__Requirements__
Lines that contain "with" are to be counted; give only their number.

★ ★ ★

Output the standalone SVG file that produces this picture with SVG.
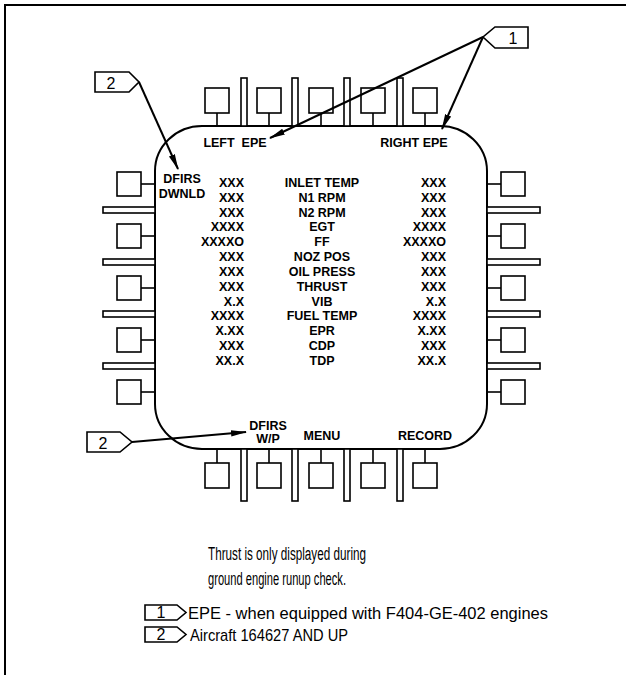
<svg xmlns="http://www.w3.org/2000/svg" width="626" height="675" viewBox="0 0 626 675">
<defs>
<style>
.ln{fill:none;stroke:#000;stroke-width:2}
.btn{fill:#fff;stroke:#000;stroke-width:1.6}
.bar{fill:#fff;stroke:#000;stroke-width:1.6}
.stem{stroke:#000;stroke-width:1.6}
.t{font-family:"Liberation Sans",Arial,sans-serif;font-size:12.5px;font-weight:bold;fill:#000}
.c{text-anchor:middle}
.e{text-anchor:end}
.n{font-family:"Liberation Sans",Arial,sans-serif;font-size:16px;fill:#000}
.big{font-size:18px}
.flag{fill:#fff;stroke:#000;stroke-width:1.6}
.lead{fill:none;stroke:#000;stroke-width:2}
</style>
<marker id="ah" markerWidth="16" markerHeight="8" refX="15" refY="4" orient="auto" markerUnits="userSpaceOnUse">
<path d="M0,0.8 L16,4 L0,7.2 z" fill="#000"/>
</marker>
</defs>
<rect width="626" height="675" fill="#fff"/>
<g id="frame"><path class="ln" d="M5,675 V5 H626"/></g>

<g id="display">
<rect x="155" y="126" width="332" height="323" rx="47" ry="45" class="ln"/>
</g>

<g id="top-buttons">
<g id="tb1"><rect class="btn" x="205" y="88" width="24" height="25"/><line class="stem" x1="217" y1="113" x2="217" y2="126"/></g>
<g id="tb2"><rect class="btn" x="257" y="88" width="24" height="25"/><line class="stem" x1="269" y1="113" x2="269" y2="126"/></g>
<g id="tb3"><rect class="btn" x="309" y="88" width="24" height="25"/><line class="stem" x1="321" y1="113" x2="321" y2="126"/></g>
<g id="tb4"><rect class="btn" x="361" y="88" width="24" height="25"/><line class="stem" x1="373" y1="113" x2="373" y2="126"/></g>
<g id="tb5"><rect class="btn" x="413" y="88" width="24" height="25"/><line class="stem" x1="425" y1="113" x2="425" y2="126"/></g>
<rect class="bar" x="241" y="78" width="6" height="48"/>
<rect class="bar" x="292" y="78" width="6" height="48"/>
<rect class="bar" x="344" y="78" width="6" height="48"/>
<rect class="bar" x="397" y="78" width="6" height="48"/>
</g>

<g id="bottom-buttons">
<g id="bb1"><rect class="btn" x="205" y="463" width="24" height="25"/><line class="stem" x1="217" y1="449" x2="217" y2="463"/></g>
<g id="bb2"><rect class="btn" x="257" y="463" width="24" height="25"/><line class="stem" x1="269" y1="449" x2="269" y2="463"/></g>
<g id="bb3"><rect class="btn" x="309" y="463" width="24" height="25"/><line class="stem" x1="321" y1="449" x2="321" y2="463"/></g>
<g id="bb4"><rect class="btn" x="361" y="463" width="24" height="25"/><line class="stem" x1="373" y1="449" x2="373" y2="463"/></g>
<g id="bb5"><rect class="btn" x="413" y="463" width="24" height="25"/><line class="stem" x1="425" y1="449" x2="425" y2="463"/></g>
<rect class="bar" x="241" y="449" width="6" height="52"/>
<rect class="bar" x="292" y="449" width="6" height="52"/>
<rect class="bar" x="344" y="449" width="6" height="52"/>
<rect class="bar" x="397" y="449" width="6" height="52"/>
</g>

<g id="left-buttons">
<g id="lb1"><rect class="btn" x="117" y="172" width="24" height="24"/><line class="stem" x1="141" y1="184" x2="155" y2="184"/></g>
<g id="lb2"><rect class="btn" x="117" y="224" width="24" height="24"/><line class="stem" x1="141" y1="236" x2="155" y2="236"/></g>
<g id="lb3"><rect class="btn" x="117" y="276" width="24" height="24"/><line class="stem" x1="141" y1="288" x2="155" y2="288"/></g>
<g id="lb4"><rect class="btn" x="117" y="328" width="24" height="24"/><line class="stem" x1="141" y1="340" x2="155" y2="340"/></g>
<g id="lb5"><rect class="btn" x="117" y="380" width="24" height="24"/><line class="stem" x1="141" y1="392" x2="155" y2="392"/></g>
<rect class="bar" x="103" y="207" width="52" height="6"/>
<rect class="bar" x="103" y="259" width="52" height="6"/>
<rect class="bar" x="103" y="311" width="52" height="6"/>
<rect class="bar" x="103" y="363" width="52" height="6"/>
</g>

<g id="right-buttons">
<g id="rb1"><rect class="btn" x="501" y="172" width="24" height="24"/><line class="stem" x1="487" y1="184" x2="501" y2="184"/></g>
<g id="rb2"><rect class="btn" x="501" y="224" width="24" height="24"/><line class="stem" x1="487" y1="236" x2="501" y2="236"/></g>
<g id="rb3"><rect class="btn" x="501" y="276" width="24" height="24"/><line class="stem" x1="487" y1="288" x2="501" y2="288"/></g>
<g id="rb4"><rect class="btn" x="501" y="328" width="24" height="24"/><line class="stem" x1="487" y1="340" x2="501" y2="340"/></g>
<g id="rb5"><rect class="btn" x="501" y="380" width="24" height="24"/><line class="stem" x1="487" y1="392" x2="501" y2="392"/></g>
<rect class="bar" x="487" y="207" width="53" height="6"/>
<rect class="bar" x="487" y="259" width="53" height="6"/>
<rect class="bar" x="487" y="311" width="53" height="6"/>
<rect class="bar" x="487" y="363" width="53" height="6"/>
</g>

<g id="labels">
<text class="t c" x="235" y="147" xml:space="preserve">LEFT  EPE</text>
<text class="t c" x="414" y="147">RIGHT EPE</text>
<text class="t c" x="182" y="183">DFIRS</text>
<text class="t c" x="182" y="198">DWNLD</text>
<text class="t c" x="268" y="430">DFIRS</text>
<text class="t c" x="268" y="443">W/P</text>
<text class="t c" x="322" y="440">MENU</text>
<text class="t c" x="425" y="440">RECORD</text>
</g>

<g id="data">
<g class="t c">
<text x="322" y="187">INLET TEMP</text>
<text x="322" y="202">N1 RPM</text>
<text x="322" y="217">N2 RPM</text>
<text x="322" y="231">EGT</text>
<text x="322" y="246">FF</text>
<text x="322" y="261">NOZ POS</text>
<text x="322" y="276">OIL PRESS</text>
<text x="322" y="291">THRUST</text>
<text x="322" y="306">VIB</text>
<text x="322" y="320">FUEL TEMP</text>
<text x="322" y="335">EPR</text>
<text x="322" y="350">CDP</text>
<text x="322" y="365">TDP</text>
</g>
<g class="t e">
<text x="244" y="187">XXX</text>
<text x="244" y="202">XXX</text>
<text x="244" y="217">XXX</text>
<text x="244" y="231">XXXX</text>
<text x="244" y="246">XXXXO</text>
<text x="244" y="261">XXX</text>
<text x="244" y="276">XXX</text>
<text x="244" y="291">XXX</text>
<text x="244" y="306">X.X</text>
<text x="244" y="320">XXXX</text>
<text x="244" y="335">X.XX</text>
<text x="244" y="350">XXX</text>
<text x="244" y="365">XX.X</text>
<text x="446" y="187">XXX</text>
<text x="446" y="202">XXX</text>
<text x="446" y="217">XXX</text>
<text x="446" y="231">XXXX</text>
<text x="446" y="246">XXXXO</text>
<text x="446" y="261">XXX</text>
<text x="446" y="276">XXX</text>
<text x="446" y="291">XXX</text>
<text x="446" y="306">X.X</text>
<text x="446" y="320">XXXX</text>
<text x="446" y="335">X.XX</text>
<text x="446" y="350">XXX</text>
<text x="446" y="365">XX.X</text>
</g>
</g>

<g id="connectors">
<line class="lead" x1="139" y1="82" x2="178" y2="169" marker-end="url(#ah)"/>
<line class="lead" x1="483" y1="37" x2="270" y2="138" marker-end="url(#ah)"/>
<line class="lead" x1="483" y1="37" x2="442" y2="129" marker-end="url(#ah)"/>
<line class="lead" x1="132" y1="442" x2="246" y2="432" marker-end="url(#ah)"/>
</g>

<g id="flag-2-top">
<polygon class="flag" points="95,72 129,72 139,82 129,92 95,92"/>
<text class="n c" x="111" y="89">2</text>
</g>
<g id="flag-1-top">
<polygon class="flag" points="528,27 495,27 483,37 495,48 528,48"/>
<text class="n c" x="513" y="44">1</text>
</g>
<g id="flag-2-bottom">
<polygon class="flag" points="87,432 120,432 132,442 120,452 87,452"/>
<text class="n c" x="103" y="449">2</text>
</g>

<g id="notes">
<text class="n big" x="208" y="560" textLength="158" lengthAdjust="spacingAndGlyphs">Thrust is only displayed during</text>
<text class="n big" x="208" y="585" textLength="138" lengthAdjust="spacingAndGlyphs">ground engine runup check.</text>
</g>
<g id="legend-1">
<polygon class="flag" points="145,605 177,605 186,612.5 177,620 145,620"/>
<text class="n c" x="161" y="618">1</text>
<text class="n" x="188" y="619" textLength="360" lengthAdjust="spacingAndGlyphs" style="font-size:17px">EPE - when equipped with F404-GE-402 engines</text>
</g>
<g id="legend-2">
<polygon class="flag" points="145,627 177,627 186,634.5 177,642 145,642"/>
<text class="n c" x="161" y="640">2</text>
<text class="n" x="190" y="641" textLength="158" lengthAdjust="spacingAndGlyphs" style="font-size:17px">Aircraft 164627 AND UP</text>
</g>
</svg>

★ ★ ★

__Response to the exercise__
2